Traditions: Why They Matter

Traditions: Why They Matter

The famous musical “Fiddler on the Roof” is still remembered and loved even today.  It is set in a Jewish village in czarist Russia.   The main character is a poor milkman name Tevye.  He compared the precarious position of the Jews in the village to a fiddler on a roof and asks the question, “And how do we keep our balance? That I can tell you in one word….Tradition.”  

The traditions of Tevye’s age are long gone.  Arranged marriages, sons following in the father’s footsteps, women raised to be wives and mothers.  Although each culture has retained their own traditions, in our Western culture, these have long passed. 

Does Tevye have a point? Do traditions help us keep our balance?  Remember the “blue laws”? No work or trading on Sunday.  Families were expected to have a traditional day of rest from the activities of the week.  Stores were closed and only certain essential items could be sold from select stores only. This is a direct tradition from the Jewish observance of the Sabbath now moved to Sunday for Christians.

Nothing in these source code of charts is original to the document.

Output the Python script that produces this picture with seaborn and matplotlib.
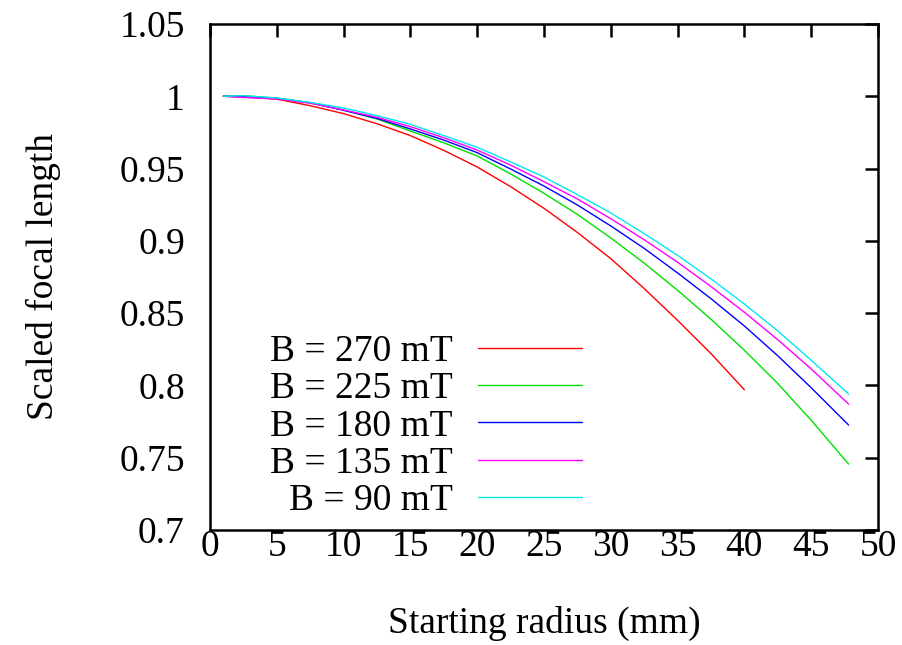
import matplotlib
matplotlib.use("Agg")
import matplotlib.pyplot as plt
import seaborn as sns
import pandas as pd
from matplotlib.ticker import FuncFormatter

# Starting radius samples (mm)
radius_long = [1, 2.5, 5, 7.5, 10, 12.5, 15, 17.5, 20, 22.5, 25, 27.5,
               30, 32.5, 35, 37.5, 40, 42.5, 45, 47.8]
radius_270 = [1, 2.5, 5, 7.5, 10, 12.5, 15, 17.5, 20, 22.5, 25, 27.5,
              30, 32.5, 35, 37.5, 40]

# Scaled focal length per field strength
f_270 = [1.0, 0.9995, 0.998, 0.9935, 0.988, 0.981, 0.9728, 0.9626, 0.9511,
         0.9375, 0.9225, 0.9058, 0.8877, 0.867, 0.845, 0.822, 0.797]
f_225 = [1.0, 1.0004, 0.9988, 0.9955, 0.9905, 0.9843, 0.976, 0.9678, 0.9587,
         0.9463, 0.9329, 0.9183, 0.902, 0.8846, 0.8658, 0.8458, 0.8243,
         0.8013, 0.7759, 0.7456]
f_180 = [1.0, 0.9998, 0.9985, 0.9955, 0.9903, 0.9847, 0.9774, 0.9697, 0.961,
         0.9497, 0.9379, 0.9248, 0.9103, 0.8948, 0.8778, 0.86, 0.8411,
         0.8205, 0.7984, 0.7726]
f_135 = [1.0, 0.9992, 0.9982, 0.9952, 0.9905, 0.9855, 0.979, 0.9713, 0.9628,
         0.9524, 0.9409, 0.929, 0.9153, 0.9008, 0.8852, 0.8684, 0.8506,
         0.8316, 0.8114, 0.7871]
f_90 = [1.0, 1.0004, 0.9988, 0.9958, 0.9919, 0.9866, 0.9806, 0.9728, 0.9647,
        0.9546, 0.9442, 0.932, 0.9193, 0.905, 0.89, 0.8737, 0.8563,
        0.8377, 0.8174, 0.7941]

labels = ["B = 270 mT", "B = 225 mT", "B = 180 mT", "B = 135 mT", "B = 90 mT"]
colors = ["#ff0000", "#00e000", "#0000ff", "#ff00ff", "#00e8f0"]

series = [(radius_270, f_270), (radius_long, f_225), (radius_long, f_180),
          (radius_long, f_135), (radius_long, f_90)]
frames = []
for lab, (r, f) in zip(labels, series):
    frames.append(pd.DataFrame({"radius": r, "focal": f, "field": lab}))
df = pd.concat(frames, ignore_index=True)

sns.set_style("white")
plt.rcParams["font.family"] = ["Liberation Serif", "DejaVu Serif"]
plt.rcParams["text.color"] = "black"
plt.rcParams["axes.labelcolor"] = "black"

FS = 27

fig = plt.figure(figsize=(9.02, 6.45), dpi=100)
ax = fig.add_axes([0.2328, 0.1783, 0.7406, 0.7845])

sns.lineplot(data=df, x="radius", y="focal", hue="field", hue_order=labels,
             palette=dict(zip(labels, colors)), estimator=None, sort=False,
             linewidth=1.0, legend=False, ax=ax)

ax.set_xlim(0, 50)
ax.set_ylim(0.7, 1.05)
ax.set_xticks(range(0, 51, 5))
ax.set_yticks([0.7, 0.75, 0.8, 0.85, 0.9, 0.95, 1.0, 1.05])
ax.yaxis.set_major_formatter(FuncFormatter(lambda v, p: f"{v:g}"))

for s in ax.spines.values():
    s.set_visible(True)
    s.set_color("black")
    s.set_linewidth(1.8)

ax.tick_params(axis="both", which="major", direction="in", length=9.5,
               width=1.8, labelsize=FS, top=True, right=True,
               colors="black", labelcolor="black")
ax.tick_params(axis="x", pad=0)
ax.tick_params(axis="y", pad=18)

ax.set_xlabel("Starting radius (mm)", fontsize=FS, labelpad=30, color="black")
ax.set_ylabel("Scaled focal length", fontsize=FS, labelpad=42, color="black")

handles = ax.get_lines()[:5]
leg = ax.legend(handles, labels, loc="center right",
                bbox_to_anchor=(0.5566, 0.205), frameon=False,
                markerfirst=False, fontsize=FS, handlelength=2.77,
                handletextpad=0.67, labelspacing=0.07, borderpad=0,
                borderaxespad=0)
for t in leg.get_texts():
    t.set_color("black")

fig.savefig("out.png", dpi=100)
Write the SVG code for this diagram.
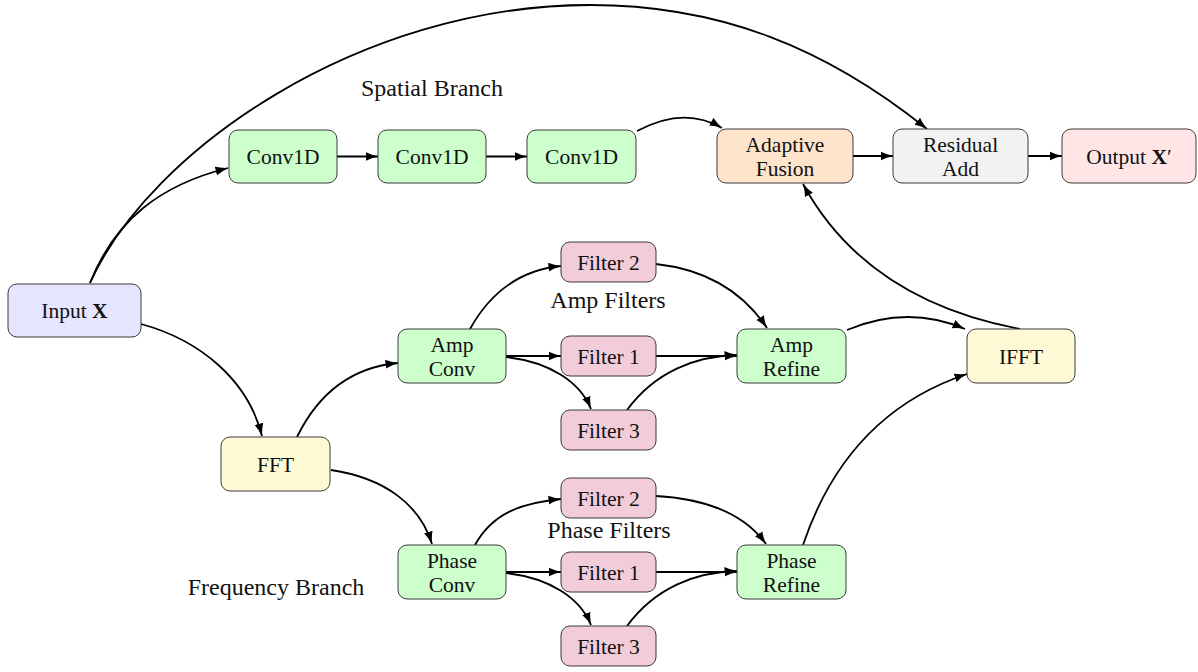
<svg xmlns="http://www.w3.org/2000/svg" width="1198" height="672" viewBox="0 0 1198 672">
  <defs>
    <marker id="arrow" markerUnits="userSpaceOnUse" markerWidth="13" markerHeight="10" viewBox="0 0 13 10" refX="12.5" refY="5" orient="auto">
      <path d="M0,0.6 Q5.5,3.5 13,5 Q5.5,6.5 0,9.4 z" fill="#000"/>
    </marker>
    <style>
      .node rect { stroke: #3a3a3a; stroke-width: 1; }
      .blue { fill: #E5E5FF; }
      .green { fill: #CCFFCC; }
      .orange { fill: #FFE4CC; }
      .gray { fill: #F2F2F2; }
      .red { fill: #FFE5E5; }
      .yellow { fill: #FFFAD6; }
      .pink { fill: #F2CCD9; }
      text { font-family: "Liberation Serif", "Times New Roman", serif; fill: #111; text-anchor: middle; }
      .t { font-size: 21.5px; }
      .lbl { font-size: 24px; }
      .edges path { fill: none; stroke: #000; stroke-width: 1.8; marker-end: url(#arrow); }
    </style>
  </defs>
  <rect width="1198" height="672" fill="#fff"/>

  <!-- group labels -->
  <g id="labels">
    <text class="lbl" x="432" y="96">Spatial Branch</text>
    <text class="lbl" x="608" y="308">Amp Filters</text>
    <text class="lbl" x="609" y="538">Phase Filters</text>
    <text class="lbl" x="276" y="595">Frequency Branch</text>
  </g>

  <!-- connectors -->
  <g id="edges" class="edges">
    <!-- spatial branch -->
    <path d="M90,283 C115,220 160,185 228,168"/>
    <path d="M90,283 C150,150 360,5 590,5 C720,5 826,48 927,129"/>
    <path d="M337,156.5 H378"/>
    <path d="M486,156.5 H527"/>
    <path d="M637,131 C665,116 695,112 722,128"/>
    <path d="M853,156 H893"/>
    <path d="M1028,156 H1062"/>
    <path d="M1020,329 C930,312 850,270 803,184"/>
    <!-- frequency branch -->
    <path d="M141,324 C200,340 248,380 262,436"/>
    <path d="M297,437 C320,390 355,367 398,363"/>
    <path d="M331,470 C385,478 420,505 432,544"/>
    <!-- amplitude filters -->
    <path d="M470,329 C490,293 520,270 561,266"/>
    <path d="M506,356 H561"/>
    <path d="M506,357 C550,362 580,382 591,409"/>
    <path d="M656,264 C710,270 745,295 767,328"/>
    <path d="M656,356 H737"/>
    <path d="M627,410 C655,372 695,356 737,355"/>
    <path d="M847,330 C885,314 925,312 965,329"/>
    <!-- phase filters -->
    <path d="M475,545 C492,514 520,503 561,499"/>
    <path d="M506,572 H561"/>
    <path d="M506,573 C550,578 580,598 591,625"/>
    <path d="M656,496 C710,499 745,515 766,544"/>
    <path d="M656,572 H737"/>
    <path d="M627,626 C655,588 695,572 737,571"/>
    <path d="M803,545 C835,450 895,398 967,374"/>
  </g>

  <!-- nodes -->
  <g id="input" class="node"><rect class="blue" x="8" y="284" width="133" height="53" rx="9"/><text class="t" x="74.5" y="318">Input <tspan font-weight="bold">X</tspan></text></g>
  <g id="conv1" class="node"><rect class="green" x="229" y="130" width="108" height="53" rx="9"/><text class="t" x="283" y="164">Conv1D</text></g>
  <g id="conv2" class="node"><rect class="green" x="378" y="130" width="108" height="53" rx="9"/><text class="t" x="432" y="164">Conv1D</text></g>
  <g id="conv3" class="node"><rect class="green" x="527" y="130" width="109" height="53" rx="9"/><text class="t" x="581.5" y="164">Conv1D</text></g>
  <g id="fusion" class="node"><rect class="orange" x="717" y="129" width="136" height="54" rx="9"/><text class="t" x="785" y="151.5">Adaptive</text><text class="t" x="785" y="175.5">Fusion</text></g>
  <g id="residual" class="node"><rect class="gray" x="893" y="129" width="135" height="54" rx="9"/><text class="t" x="960.5" y="151.5">Residual</text><text class="t" x="960.5" y="175.5">Add</text></g>
  <g id="output" class="node"><rect class="red" x="1062" y="129" width="134" height="54" rx="9"/><text class="t" x="1129" y="163.5">Output <tspan font-weight="bold">X</tspan>′</text></g>

  <g id="fft" class="node"><rect class="yellow" x="221" y="437" width="109" height="54" rx="9"/><text class="t" x="275.5" y="471.5">FFT</text></g>
  <g id="ifft" class="node"><rect class="yellow" x="967" y="329" width="108" height="54" rx="9"/><text class="t" x="1021" y="363.5">IFFT</text></g>

  <g id="ampconv" class="node"><rect class="green" x="398" y="329" width="108" height="54" rx="9"/><text class="t" x="452" y="351.5">Amp</text><text class="t" x="452" y="375.5">Conv</text></g>
  <g id="ampf2" class="node"><rect class="pink" x="561" y="242" width="95" height="40" rx="9"/><text class="t" x="608.5" y="269.5">Filter 2</text></g>
  <g id="ampf1" class="node"><rect class="pink" x="561" y="336" width="95" height="40" rx="9"/><text class="t" x="608.5" y="363.5">Filter 1</text></g>
  <g id="ampf3" class="node"><rect class="pink" x="561" y="410" width="95" height="40" rx="9"/><text class="t" x="608.5" y="437.5">Filter 3</text></g>
  <g id="amprefine" class="node"><rect class="green" x="737" y="329" width="109" height="54" rx="9"/><text class="t" x="791.5" y="351.5">Amp</text><text class="t" x="791.5" y="375.5">Refine</text></g>

  <g id="phaseconv" class="node"><rect class="green" x="398" y="545" width="108" height="54" rx="9"/><text class="t" x="452" y="567.5">Phase</text><text class="t" x="452" y="591.5">Conv</text></g>
  <g id="phasef2" class="node"><rect class="pink" x="561" y="478" width="95" height="40" rx="9"/><text class="t" x="608.5" y="505.5">Filter 2</text></g>
  <g id="phasef1" class="node"><rect class="pink" x="561" y="552" width="95" height="40" rx="9"/><text class="t" x="608.5" y="579.5">Filter 1</text></g>
  <g id="phasef3" class="node"><rect class="pink" x="561" y="626" width="95" height="40" rx="9"/><text class="t" x="608.5" y="653.5">Filter 3</text></g>
  <g id="phaserefine" class="node"><rect class="green" x="737" y="545" width="109" height="54" rx="9"/><text class="t" x="791.5" y="567.5">Phase</text><text class="t" x="791.5" y="591.5">Refine</text></g>
</svg>
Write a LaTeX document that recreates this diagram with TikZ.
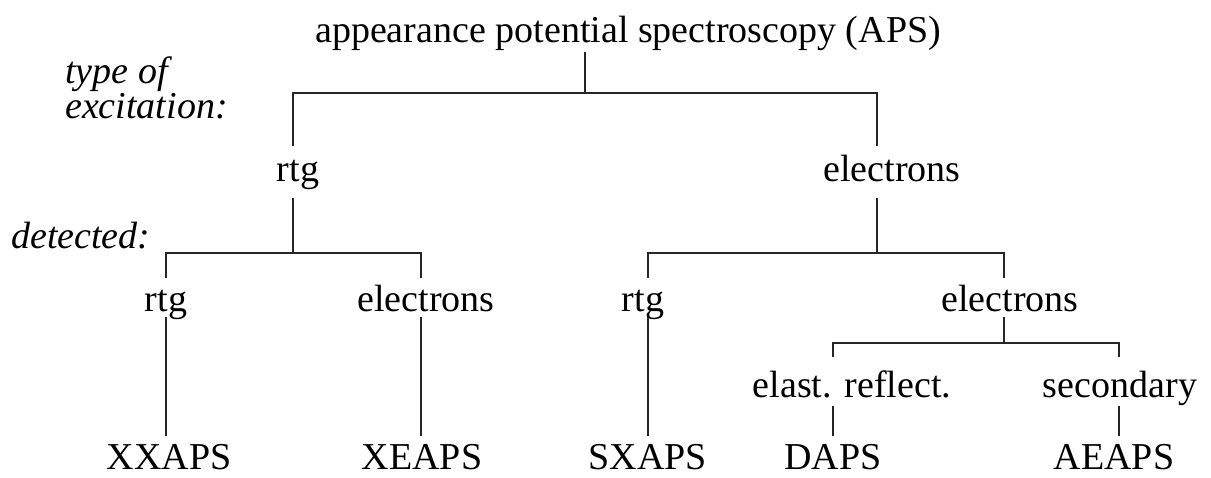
\documentclass[tikz,border=0pt]{standalone}
\usepackage{fontspec}
\setmainfont{Liberation Serif}
\begin{document}
\begin{tikzpicture}[x=1pt,y=-1pt,
  lbl/.style={anchor=base,inner sep=0pt,font=\fontsize{38}{44}\selectfont},
  rootlbl/.style={anchor=base west,inner sep=0pt,font=\fontsize{38}{44}\selectfont},
  cat/.style={anchor=base west,inner sep=0pt,font=\fontsize{38}{44}\selectfont\itshape},
  conn/.style={line width=1.1pt,draw=black!85}]
\useasboundingbox (0,0) rectangle (1211,477);
% texts
\node[rootlbl] (root) at (315,42) {appearance potential spectroscopy (APS)};
\node[cat] (type) at (65,83) {type of};
\node[cat] (exc) at (65,118) {excitation:};
\node[cat] (det) at (11,248) {detected:};
\node[lbl] (x) at (298,181) {rtg};
\node[lbl] (e) at (892,181) {electrons};
\node[lbl] (xx) at (166,311) {rtg};
\node[lbl] (xe) at (426,311) {electrons};
\node[lbl] (ex) at (643,311) {rtg};
\node[lbl] (ee) at (1010,311) {electrons};
\node[lbl] (eel) at (852,397) {elast. reflect.};
\node[lbl] (esec) at (1120,397) {secondary};
\node[lbl] (XXAPS) at (169,469) {XXAPS};
\node[lbl] (XEAPS) at (422,469) {XEAPS};
\node[lbl] (SXAPS) at (648,469) {SXAPS};
\node[lbl] (DAPS) at (833,469) {DAPS};
\node[lbl] (AEAPS) at (1114,469) {AEAPS};
% connector end points
\coordinate (r0) at (585,52);
\coordinate (r1) at (585,93);
\coordinate (xt) at (293,146);
\coordinate (xb) at (293,198);
\coordinate (et) at (877,146);
\coordinate (eb) at (877,198);
\coordinate (xxt) at (166,278);
\coordinate (xxb) at (166,317);
\coordinate (xet) at (421,278);
\coordinate (xeb) at (421,317);
\coordinate (ext) at (648,278);
\coordinate (exb) at (648,317);
\coordinate (eet) at (1004,278);
\coordinate (eeb) at (1004,317);
\coordinate (eelt) at (833,357);
\coordinate (eelb) at (833,406);
\coordinate (esect) at (1119,357);
\coordinate (esecb) at (1119,406);
\coordinate (XXt) at (166,436);
\coordinate (XEt) at (421,436);
\coordinate (SXt) at (648,436);
\coordinate (Dt) at (833,436);
\coordinate (AEt) at (1119,436);
% connectors
\draw[conn] (r0) -- (r1);
\draw[conn] (xt) |- (r1) -| (et);
\draw[conn] (xb) -- (xb |- 0,253);
\draw[conn] (xxt) |- (xb |- 0,253) -| (xet);
\draw[conn] (eb) -- (eb |- 0,253);
\draw[conn] (ext) |- (eb |- 0,253) -| (eet);
\draw[conn] (eeb) -- (eeb |- 0,343);
\draw[conn] (eelt) |- (eeb |- 0,343) -| (esect);
\draw[conn] (xxb) -- (XXt);
\draw[conn] (xeb) -- (XEt);
\draw[conn] (exb) -- (SXt);
\draw[conn] (eelb) -- (Dt);
\draw[conn] (esecb) -- (AEt);
\end{tikzpicture}
\end{document}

Soon the idea of restricted “buying and selling and needing” got in the way of the Sunday restrictions.  With women working out of the home, Sunday might be the best day to do the family shopping. Also, the internet never rests…….always something to buy 24/7.

However, not all traditions have died.  Most families observe Thanksgiving where friends and family gather together….although rarely are the origins of the feast discussed.  Then there is Christmas.  Although to many, it is no longer a religious occasion but a chance to exchange gifts and perhaps, just perhaps, take in a worship service at the closest church to home. 

The main line churches each have their own traditions.  The congregants feel comfortable knowing that everything is in a certain order and this is way it has always been.   I think most of us would feel rather uneasy if we were allowed to go back in time to the original worship services where both Christians and Jews worshiped together while living  in a pagan culture such as Rome.  

Our traditions large and small help us keep our balance.  They draw us together as families, as communities and as Americans.  We may misunderstand the origins of these customs, or ignore them even while practicing their rites, but we nonetheless observe them. Traditions are the glue holding our families and culture together. They somehow bond us to our past, provide pleasure in the present, and act as a ballast as we sail into an uncertain future. 

A famous theologian and writer, G. K. Chesterton once wrote; “Tradition means giving votes to the most obscure of all classes, our ancestors.  It is the democracy of the dead.  Tradition refuses to submit to the small and arrogant oligarchy of those who merely happen to be walking about!” I could put a smiley face here!   

When we honor our traditions we do give votes to our ancestors and keep our balance on the rooftops of life.  Tevye had it right.